February 19, 2020
Surveys can be really easy to use and have real benefits when implemented effectively. Boost their effectiveness by using these simple tips.
Employee surveys are tools used by organization leaders and senior staff to measure, gain feedback and discover areas for improvement on a range of organizational faculties. These include employee engagement, performance, morale and job satisfaction. Typically, the surveys are answered anonymously and collated to form meta-data. Surveys are considered effective due to their ease of use and easily analyzable data. If effectively administered that is.
Find your baseline for what you are measuring. Where are you at the moment? By creating a baseline it makes is so much easier to track your progress. Finding your baseline will help you, to see which areas you have significantly developed, and areas that haven’t been improved as much as you would have hoped.

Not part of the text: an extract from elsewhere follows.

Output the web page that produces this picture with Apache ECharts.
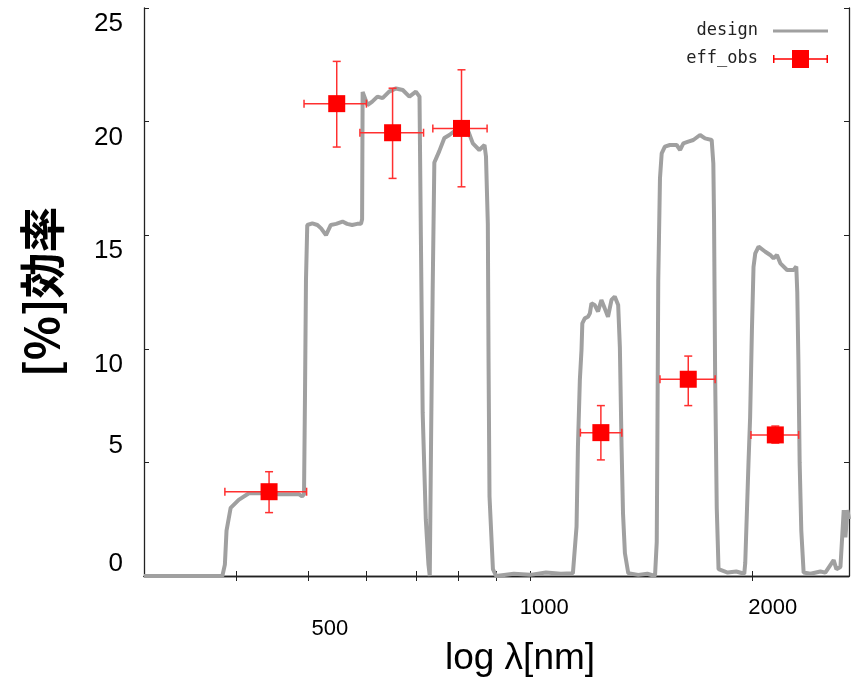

Communicate that you have a survey coming up and everyone should complete it. The classic approach is to send a few company-wide emails. If you don’t find that this is effective, maybe try posters, newsletters, table toppers, intranet, gif messages - or slightly more entertaining messages than your classic ones. Use internal communications as your friend to spread the word better.
It’s rich to expect your employees to complete your survey if your senior leaders aren’t going to bother. What kind of message does that send out? In fact, go a step further. Get your leaders to promote the survey and explain to employees why it is important.
Why will it improve the life of your employees? Explain it to them. Show them how their responses will translate into real benefits for them and for the organization as a whole. Market the benefits of your survey to get more people to complete it.
Perhaps a somewhat overlooked tip. It is important that you convey a message of anonymity to your employees in order to achieve the level of honesty in responses which will help you to uncover areas for development.
How do you normally speak to your employees? How do you normally speak to anyone? Use a tone and language which you would normally do. Don’t start using grandiose terms just because it’s written down. It makes it unnecessarily complex and will turn your employees off completing their surveys.
A similar point to the last one. Use questions that are worth asking and will actually lead to real benefits. Asking questions that are not relevant will just turn employees off AGAIN.
Do not use loaded questions. Yes, it is always tempting to try and sway your employee’s opinions to influence your results in your favor. But this is dangerous. Not only does this paper over cracks, but it can also be detrimental if a serious issue is being masked. You need to find out areas of improvement.
Use a method that is accessible to as many employees as possible. Paper, email, or online tools. I would suggest trying out a survey monkey to get the biggest scope, and it is super easy to use.
Here there is no perfect answer. It is up to you how you choose the flow of your questions. The two main methods are randomized question grouping, which will slow the response time of questions but will get your employee to read the question properly. However, it may begin to frustrate the employee and may end up in incomplete survey responses or untrue answers - as employees just try and get to the end of the survey. Alternatively, you could use grouping techniques, so that questions that are about the same topic are grouped together. Easier for employees to complete, but is more likely to lead to boredom.
As we have said before, don’t use loaded questions and consider the flow. Think about the scope of areas you want to look at, and how in-depth you want to look.
Questions shouldn’t be aimless, and you should choose questions because you know they can give you the information which you need. If you want a bit of help choosing questions, we’ve got a few tips for you.
Let employees know the results of their survey. Keep them involved in the process from start to finish.
Be systematic. Be strategic. Make sure you have processes in place so you can translate the results of your survey into real action. To increase effectiveness, create a timeline of when certain actions will take place. Develop the plan, and communicate it to your employees throughout the process.
Take action. Its all good and well doing the survey, but if you get your results and don’t do anything its pointless. Your employees know this and it will have detrimental effects.
So there we have our tips for you to use. What do you think, and what tips did we miss? Surveys can be really easy to use and have real benefits when implemented effectively. Boost their effectiveness by using these simple tips.